The only non-BCS conference teams that would have made it to the playoff in the past seven years? Notre Dame and Utah. (Boise State finished 9th in the AP the year it qualified for the BCS. They would have been left out of an 8-team playoff. Hawaii finished tenth in the AP the year it made it to the BCS. Turns out even that was too high.)

Fans of a playoff may suggest that the AP is not a good barometer of teams that would qualify for an actual playoff. That’s probably right, but not in the way they think.

Any playoff system agreed upon by the major conferences will not be near as neutral as the AP. It will guarantee that each of the six BCS conferences gets at least one team in the playoff. (Anyone who thinks a conference is going to give up the lucre it gets from an automatic BCS bid in a favor of a system that might exclude them, should move back to Denmark.)

That leaves exactly two at-large playoff bids for everyone else. Big conference second place finishers like Penn State, Michigan, Texas, Nebraska, Alabama, Georgia, LSU, Miami, Oregon and West Virginia are all going to be battling it out for the last two spots.

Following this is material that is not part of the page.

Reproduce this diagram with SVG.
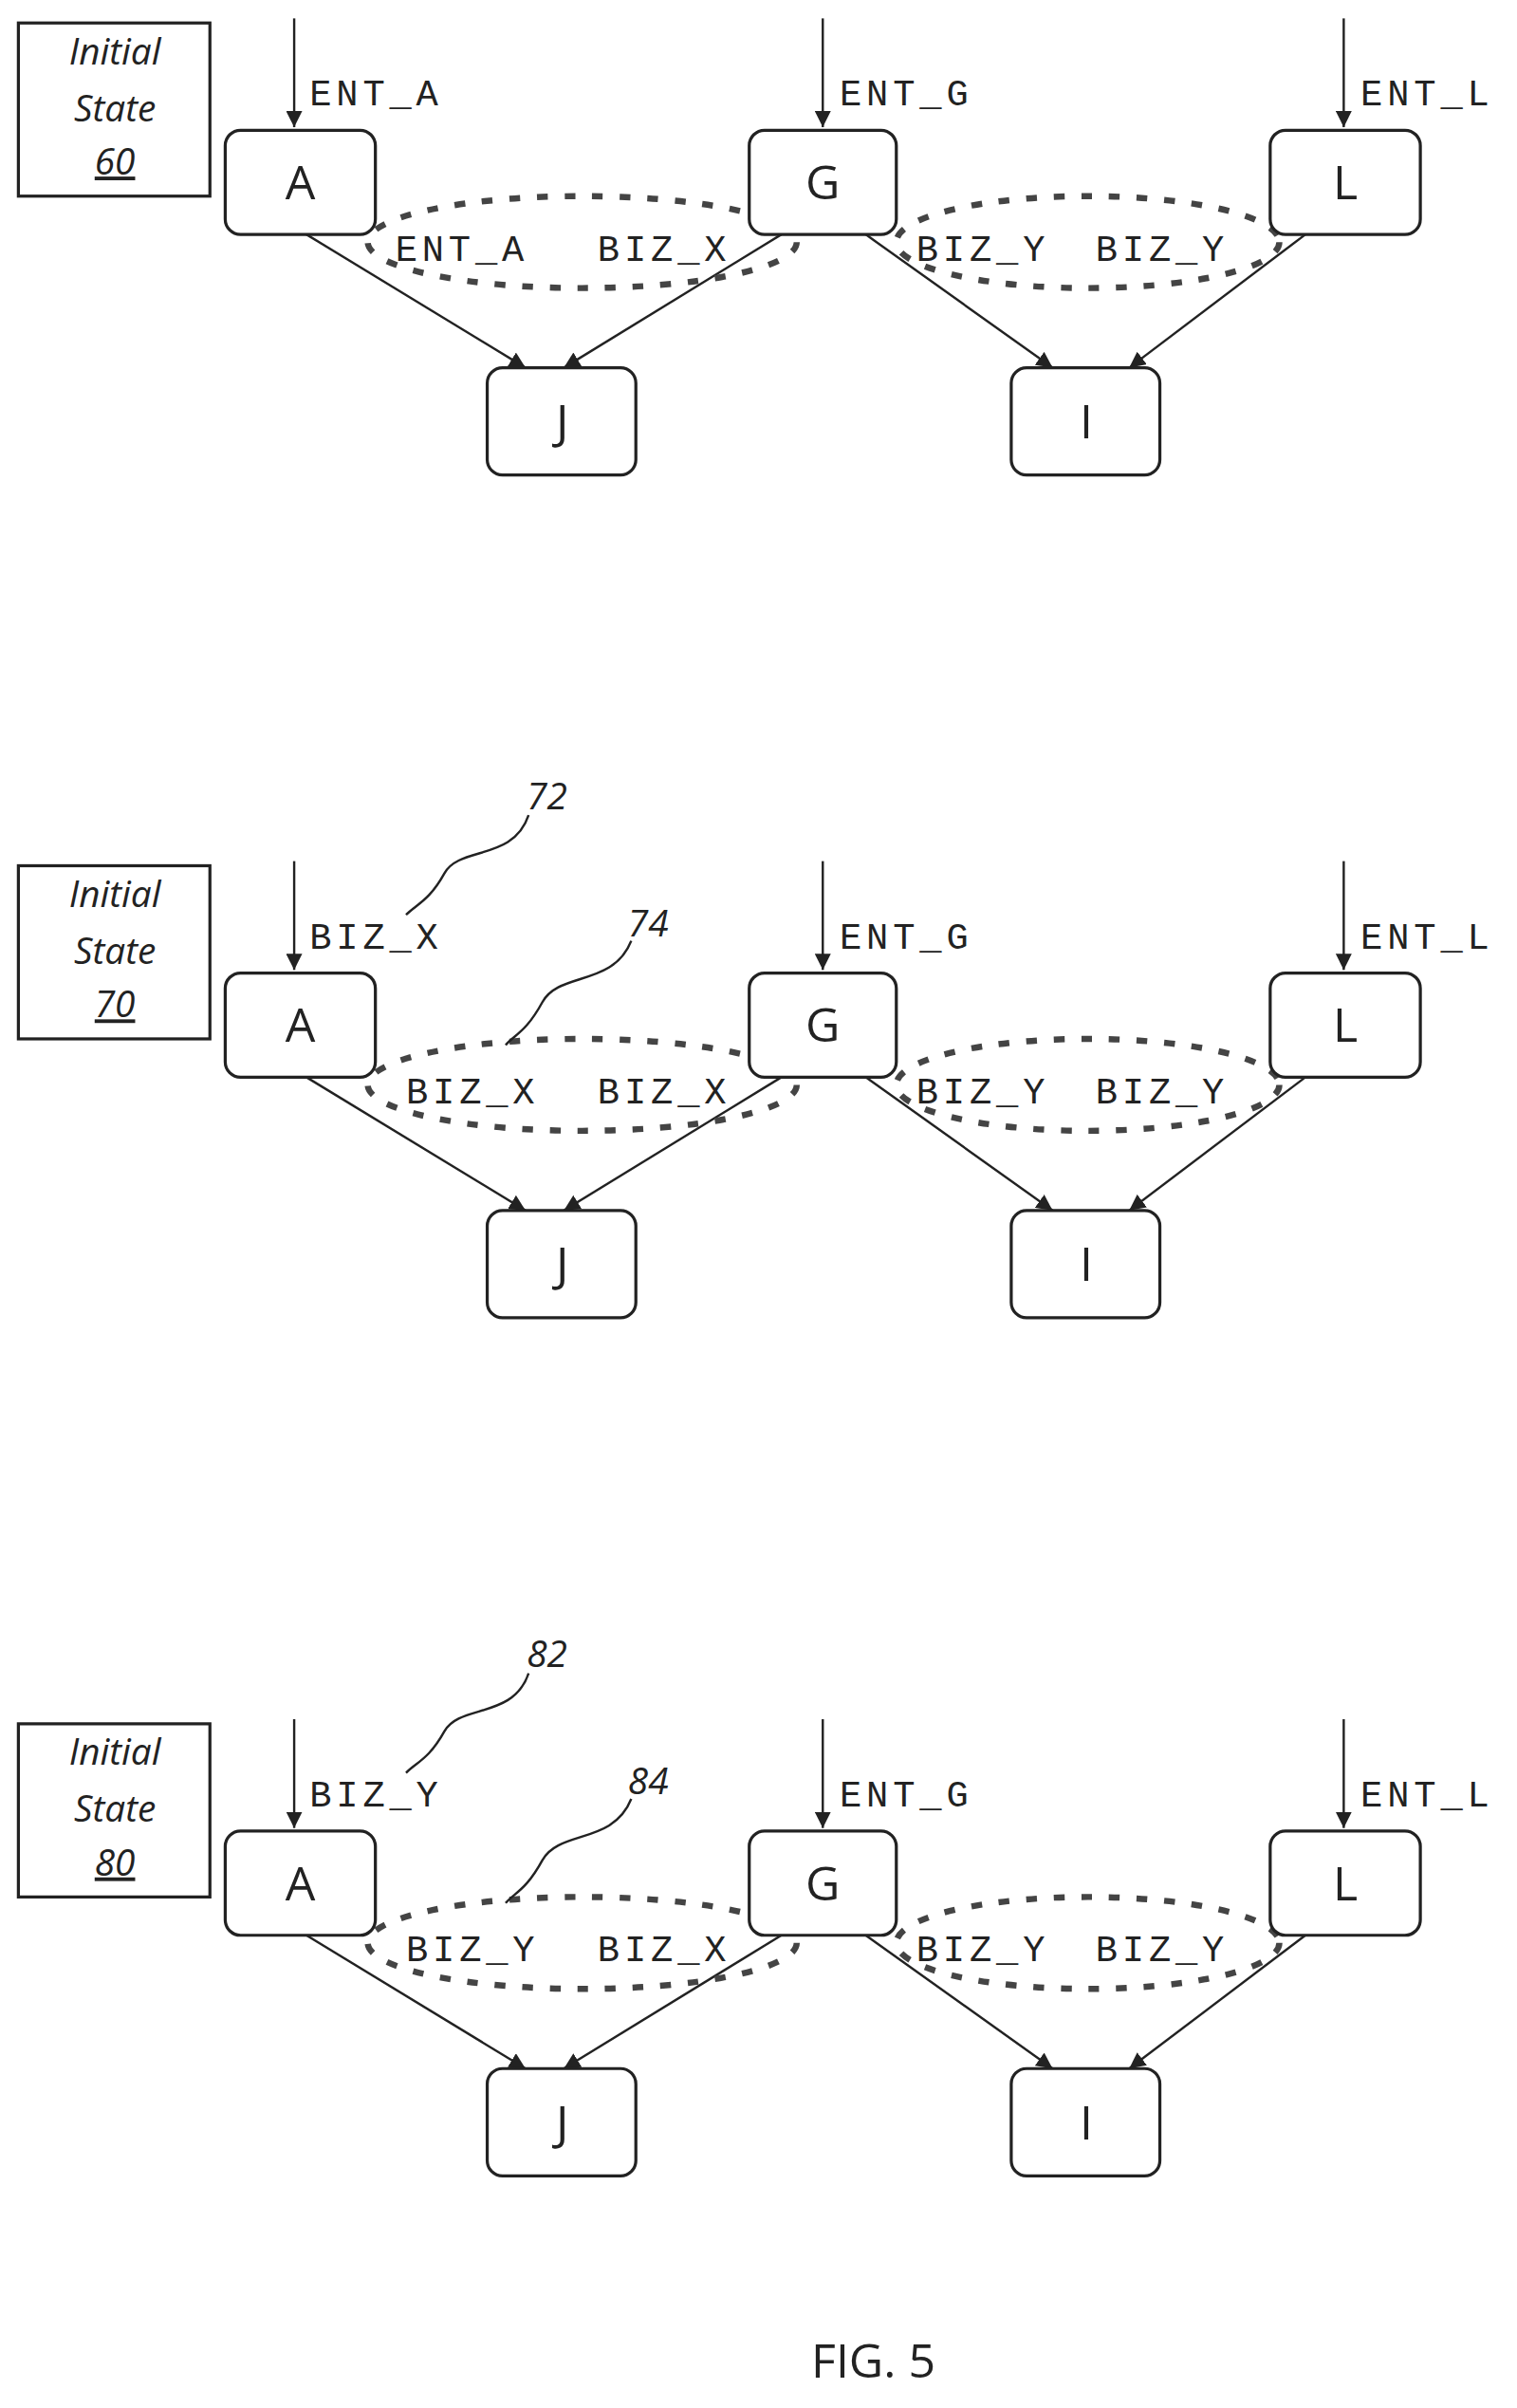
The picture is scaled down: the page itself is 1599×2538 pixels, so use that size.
<svg xmlns="http://www.w3.org/2000/svg" width="1599" height="2538" viewBox="0 0 1599 2538">
<style>
.n{fill:#fff;stroke:#222;stroke-width:2}
.nt{font-family:"Open Sans",sans-serif;font-size:31px;text-anchor:middle;fill:#222}
.lb{font-family:"Liberation Mono",monospace;font-size:24px;letter-spacing:3px;fill:#222}
.st{font-family:"Open Sans",sans-serif;font-style:italic;font-size:24px;text-anchor:middle;fill:#222}
.e{fill:none;stroke:#222;stroke-width:1.5}
.el{fill:none;stroke:#444;stroke-width:4;stroke-dasharray:7 11}
.c{fill:none;stroke:#222;stroke-width:1.5}
</style>
<defs><marker id="ar" viewBox="0 0 10 10" refX="10" refY="5" markerWidth="7" markerHeight="7" orient="auto"><path d="M0,0 L10,5 L0,10 Z" fill="#222"/></marker></defs>
<rect width="1599" height="2538" fill="#fff"/>
<g transform="scale(1.615)">
<!-- Section 1 -->
<g id="state60"><rect x="12" y="15" width="125" height="113" class="n"/><text x="75" y="42" class="st">Initial</text><text x="75" y="79" class="st">State</text><text x="75" y="114" class="st" text-decoration="underline">60</text></g>
<g id="s1-connectors">
<line x1="192" y1="12" x2="192" y2="83" class="e" marker-end="url(#ar)"/>
<line x1="537" y1="12" x2="537" y2="83" class="e" marker-end="url(#ar)"/>
<line x1="877" y1="12" x2="877" y2="83" class="e" marker-end="url(#ar)"/>
<line x1="200" y1="153" x2="343" y2="240" class="e" marker-end="url(#ar)"/>
<line x1="510" y1="153" x2="368" y2="240" class="e" marker-end="url(#ar)"/>
<line x1="565" y1="153" x2="687" y2="240" class="e" marker-end="url(#ar)"/>
<line x1="852" y1="153" x2="737" y2="240" class="e" marker-end="url(#ar)"/>
<ellipse cx="380" cy="158" rx="140" ry="30" class="el"/>
<ellipse cx="710" cy="158" rx="125" ry="30" class="el"/>
<text x="202" y="69" class="lb">ENT_A</text><text x="548" y="69" class="lb">ENT_G</text><text x="888" y="69" class="lb">ENT_L</text>
<text x="258" y="170" class="lb">ENT_A</text><text x="390" y="170" class="lb">BIZ_X</text>
<text x="598" y="170" class="lb">BIZ_Y</text><text x="715" y="170" class="lb">BIZ_Y</text>
</g>
<g id="s1-A"><rect x="147" y="85" width="98" height="68" rx="10" class="n"/><text x="196" y="130" class="nt">A</text></g>
<g id="s1-G"><rect x="489" y="85" width="96" height="68" rx="10" class="n"/><text x="537" y="130" class="nt">G</text></g>
<g id="s1-L"><rect x="829" y="85" width="98" height="68" rx="10" class="n"/><text x="878" y="130" class="nt">L</text></g>
<g id="s1-J"><rect x="318" y="240" width="97" height="70" rx="10" class="n"/><text x="367" y="286" class="nt">J</text></g>
<g id="s1-I"><rect x="660" y="240" width="97" height="70" rx="10" class="n"/><text x="709" y="286" class="nt">I</text></g>

<!-- Section 2 -->
<g id="state70"><rect x="12" y="565" width="125" height="113" class="n"/><text x="75" y="592" class="st">Initial</text><text x="75" y="629" class="st">State</text><text x="75" y="664" class="st" text-decoration="underline">70</text></g>
<g id="s2-connectors">
<line x1="192" y1="562" x2="192" y2="633" class="e" marker-end="url(#ar)"/>
<line x1="537" y1="562" x2="537" y2="633" class="e" marker-end="url(#ar)"/>
<line x1="877" y1="562" x2="877" y2="633" class="e" marker-end="url(#ar)"/>
<line x1="200" y1="703" x2="343" y2="790" class="e" marker-end="url(#ar)"/>
<line x1="510" y1="703" x2="368" y2="790" class="e" marker-end="url(#ar)"/>
<line x1="565" y1="703" x2="687" y2="790" class="e" marker-end="url(#ar)"/>
<line x1="852" y1="703" x2="737" y2="790" class="e" marker-end="url(#ar)"/>
<ellipse cx="380" cy="708" rx="140" ry="30" class="el"/>
<ellipse cx="710" cy="708" rx="125" ry="30" class="el"/>
<text x="202" y="619" class="lb">BIZ_X</text><text x="548" y="619" class="lb">ENT_G</text><text x="888" y="619" class="lb">ENT_L</text>
<text x="265" y="720" class="lb">BIZ_X</text><text x="390" y="720" class="lb">BIZ_X</text>
<text x="598" y="720" class="lb">BIZ_Y</text><text x="715" y="720" class="lb">BIZ_Y</text>
<path d="M345,532 C335,562 300,552 290,570 S272,590 265,597" class="c"/>
<path d="M412,614 C400,644 365,634 354,654 S336,675 330,682" class="c"/>
<text x="357" y="528" class="st" font-style="normal" font-size="23">72</text>
<text x="423" y="611" class="st" font-style="normal" font-size="23">74</text>
</g>
<g id="s2-A"><rect x="147" y="635" width="98" height="68" rx="10" class="n"/><text x="196" y="680" class="nt">A</text></g>
<g id="s2-G"><rect x="489" y="635" width="96" height="68" rx="10" class="n"/><text x="537" y="680" class="nt">G</text></g>
<g id="s2-L"><rect x="829" y="635" width="98" height="68" rx="10" class="n"/><text x="878" y="680" class="nt">L</text></g>
<g id="s2-J"><rect x="318" y="790" width="97" height="70" rx="10" class="n"/><text x="367" y="836" class="nt">J</text></g>
<g id="s2-I"><rect x="660" y="790" width="97" height="70" rx="10" class="n"/><text x="709" y="836" class="nt">I</text></g>

<!-- Section 3 -->
<g id="state80"><rect x="12" y="1125" width="125" height="113" class="n"/><text x="75" y="1152" class="st">Initial</text><text x="75" y="1189" class="st">State</text><text x="75" y="1224" class="st" text-decoration="underline">80</text></g>
<g id="s3-connectors">
<line x1="192" y1="1122" x2="192" y2="1193" class="e" marker-end="url(#ar)"/>
<line x1="537" y1="1122" x2="537" y2="1193" class="e" marker-end="url(#ar)"/>
<line x1="877" y1="1122" x2="877" y2="1193" class="e" marker-end="url(#ar)"/>
<line x1="200" y1="1263" x2="343" y2="1350" class="e" marker-end="url(#ar)"/>
<line x1="510" y1="1263" x2="368" y2="1350" class="e" marker-end="url(#ar)"/>
<line x1="565" y1="1263" x2="687" y2="1350" class="e" marker-end="url(#ar)"/>
<line x1="852" y1="1263" x2="737" y2="1350" class="e" marker-end="url(#ar)"/>
<ellipse cx="380" cy="1268" rx="140" ry="30" class="el"/>
<ellipse cx="710" cy="1268" rx="125" ry="30" class="el"/>
<text x="202" y="1179" class="lb">BIZ_Y</text><text x="548" y="1179" class="lb">ENT_G</text><text x="888" y="1179" class="lb">ENT_L</text>
<text x="265" y="1280" class="lb">BIZ_Y</text><text x="390" y="1280" class="lb">BIZ_X</text>
<text x="598" y="1280" class="lb">BIZ_Y</text><text x="715" y="1280" class="lb">BIZ_Y</text>
<path d="M345,1092 C335,1122 300,1112 290,1130 S272,1150 265,1157" class="c"/>
<path d="M412,1174 C400,1204 365,1194 354,1214 S336,1235 330,1242" class="c"/>
<text x="357" y="1088" class="st" font-style="normal" font-size="23">82</text>
<text x="423" y="1171" class="st" font-style="normal" font-size="23">84</text>
</g>
<g id="s3-A"><rect x="147" y="1195" width="98" height="68" rx="10" class="n"/><text x="196" y="1240" class="nt">A</text></g>
<g id="s3-G"><rect x="489" y="1195" width="96" height="68" rx="10" class="n"/><text x="537" y="1240" class="nt">G</text></g>
<g id="s3-L"><rect x="829" y="1195" width="98" height="68" rx="10" class="n"/><text x="878" y="1240" class="nt">L</text></g>
<g id="s3-J"><rect x="318" y="1350" width="97" height="70" rx="10" class="n"/><text x="367" y="1396" class="nt">J</text></g>
<g id="s3-I"><rect x="660" y="1350" width="97" height="70" rx="10" class="n"/><text x="709" y="1396" class="nt">I</text></g>

<text x="570" y="1552" class="nt" font-size="38">FIG. 5</text>
</g>
</svg>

What chance would even an undefeated Boise State or BYU team have to qualify for these last two spots?

But it’s even worse than that: any playoff would necessitate fewer regular season games.

To the extent that non-BCS schools have proven their mettle in past years it has been by winning against BCS conference schools in the pre-conference schedule. But with a playoff, this pre-conference schedule will wither by at least one and maybe two games. In a shortened regular season, Utah will never again see the inside of Michigan Stadium and Wisconsin will certainly never travel to Fresno. So these smaller teams will never get a chance to show that they’re every bit as good as the BCS conference teams.

The BCS is far from perfect. But as it stands, an undefeated Boise State or Utah or Hawaii at least gets a chance to play in major bowl on a truly national stage. And fifty other teams get a chance to build toward a better season the next year. An 8-team playoff would not only exclude these teams, but create a feedback loop where only Football Royalty gets a chance to participate.